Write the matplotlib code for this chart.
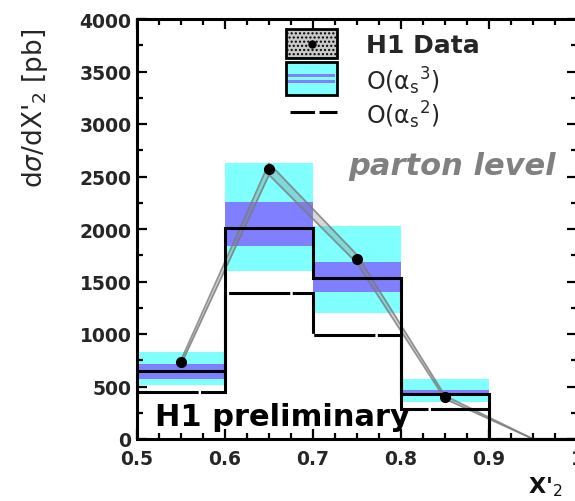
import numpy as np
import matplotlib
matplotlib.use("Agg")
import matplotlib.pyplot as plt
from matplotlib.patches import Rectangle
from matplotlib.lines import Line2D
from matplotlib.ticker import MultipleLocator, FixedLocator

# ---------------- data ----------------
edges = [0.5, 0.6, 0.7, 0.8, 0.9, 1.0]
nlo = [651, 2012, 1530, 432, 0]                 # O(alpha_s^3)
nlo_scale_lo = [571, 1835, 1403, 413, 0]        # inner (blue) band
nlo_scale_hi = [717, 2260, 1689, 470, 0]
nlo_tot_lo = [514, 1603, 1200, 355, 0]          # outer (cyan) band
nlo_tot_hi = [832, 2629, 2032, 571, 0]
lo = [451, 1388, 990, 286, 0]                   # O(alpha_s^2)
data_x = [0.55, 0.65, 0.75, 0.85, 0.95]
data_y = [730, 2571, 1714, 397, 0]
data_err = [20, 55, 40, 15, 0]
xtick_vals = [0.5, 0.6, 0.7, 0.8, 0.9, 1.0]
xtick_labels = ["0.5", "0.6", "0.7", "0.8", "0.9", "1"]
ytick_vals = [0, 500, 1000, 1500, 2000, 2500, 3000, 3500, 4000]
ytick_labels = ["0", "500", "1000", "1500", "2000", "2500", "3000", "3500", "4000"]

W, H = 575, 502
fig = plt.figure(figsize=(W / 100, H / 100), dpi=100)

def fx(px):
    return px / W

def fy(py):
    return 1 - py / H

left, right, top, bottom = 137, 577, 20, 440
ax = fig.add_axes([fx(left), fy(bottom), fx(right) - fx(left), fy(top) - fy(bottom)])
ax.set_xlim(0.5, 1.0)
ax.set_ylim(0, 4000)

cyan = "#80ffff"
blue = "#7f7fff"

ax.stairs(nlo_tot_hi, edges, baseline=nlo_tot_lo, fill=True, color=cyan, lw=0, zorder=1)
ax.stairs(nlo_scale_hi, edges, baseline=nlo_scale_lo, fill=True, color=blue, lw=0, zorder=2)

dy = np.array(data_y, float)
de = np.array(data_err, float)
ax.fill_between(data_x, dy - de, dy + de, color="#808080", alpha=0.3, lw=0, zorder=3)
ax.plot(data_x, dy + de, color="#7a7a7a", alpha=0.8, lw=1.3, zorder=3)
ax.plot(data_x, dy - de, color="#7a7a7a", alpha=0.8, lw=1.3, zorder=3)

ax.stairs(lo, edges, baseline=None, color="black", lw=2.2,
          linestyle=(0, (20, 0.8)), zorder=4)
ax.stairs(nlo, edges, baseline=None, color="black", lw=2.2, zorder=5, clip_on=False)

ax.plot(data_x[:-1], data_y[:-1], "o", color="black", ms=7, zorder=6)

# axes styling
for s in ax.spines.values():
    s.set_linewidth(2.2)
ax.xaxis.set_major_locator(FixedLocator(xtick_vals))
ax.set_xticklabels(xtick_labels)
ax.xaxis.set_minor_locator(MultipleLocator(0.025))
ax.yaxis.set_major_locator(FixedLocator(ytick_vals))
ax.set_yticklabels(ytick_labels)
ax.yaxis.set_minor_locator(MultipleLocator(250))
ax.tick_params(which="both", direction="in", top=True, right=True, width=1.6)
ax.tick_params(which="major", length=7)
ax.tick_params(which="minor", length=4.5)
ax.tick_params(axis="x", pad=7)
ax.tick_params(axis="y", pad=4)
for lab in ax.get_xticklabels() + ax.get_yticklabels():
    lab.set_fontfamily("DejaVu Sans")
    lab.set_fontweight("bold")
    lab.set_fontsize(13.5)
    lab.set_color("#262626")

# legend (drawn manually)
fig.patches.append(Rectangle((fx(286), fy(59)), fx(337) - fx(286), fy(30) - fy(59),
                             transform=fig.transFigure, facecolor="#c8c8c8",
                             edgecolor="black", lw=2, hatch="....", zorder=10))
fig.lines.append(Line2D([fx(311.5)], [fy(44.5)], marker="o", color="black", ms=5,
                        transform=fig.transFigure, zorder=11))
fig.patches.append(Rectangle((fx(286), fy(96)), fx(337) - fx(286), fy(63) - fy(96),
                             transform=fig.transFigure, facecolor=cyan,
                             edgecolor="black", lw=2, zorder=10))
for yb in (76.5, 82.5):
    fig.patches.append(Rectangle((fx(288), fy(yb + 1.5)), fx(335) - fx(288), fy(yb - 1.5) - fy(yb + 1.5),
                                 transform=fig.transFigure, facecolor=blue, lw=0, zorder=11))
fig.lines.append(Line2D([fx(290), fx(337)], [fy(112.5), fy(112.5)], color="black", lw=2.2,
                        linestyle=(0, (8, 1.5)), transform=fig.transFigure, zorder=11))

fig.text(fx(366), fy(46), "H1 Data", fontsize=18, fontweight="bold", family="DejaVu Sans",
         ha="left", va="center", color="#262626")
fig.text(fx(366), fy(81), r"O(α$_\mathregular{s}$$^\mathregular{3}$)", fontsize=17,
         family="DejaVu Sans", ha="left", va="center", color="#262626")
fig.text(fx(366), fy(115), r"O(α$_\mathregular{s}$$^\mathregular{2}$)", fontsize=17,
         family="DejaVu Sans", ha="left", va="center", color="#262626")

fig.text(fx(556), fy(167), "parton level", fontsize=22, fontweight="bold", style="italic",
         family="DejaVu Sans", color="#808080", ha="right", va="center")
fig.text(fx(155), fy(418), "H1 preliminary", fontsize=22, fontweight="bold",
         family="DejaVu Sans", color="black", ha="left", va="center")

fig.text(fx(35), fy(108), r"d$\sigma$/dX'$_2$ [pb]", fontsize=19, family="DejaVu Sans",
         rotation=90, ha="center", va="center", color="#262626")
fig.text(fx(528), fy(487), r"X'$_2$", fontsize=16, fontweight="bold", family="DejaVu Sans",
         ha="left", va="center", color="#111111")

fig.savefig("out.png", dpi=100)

══════════

Problem to work on: Extract, word for word, each line from the top of the data down to and including the line with "from matplotlib.ticker import"; skip the pictures.

Task answer:
Write the matplotlib code for this chart.
import numpy as np
import matplotlib
matplotlib.use("Agg")
import matplotlib.pyplot as plt
from matplotlib.patches import Rectangle
from matplotlib.lines import Line2D
from matplotlib.ticker import MultipleLocator, FixedLocator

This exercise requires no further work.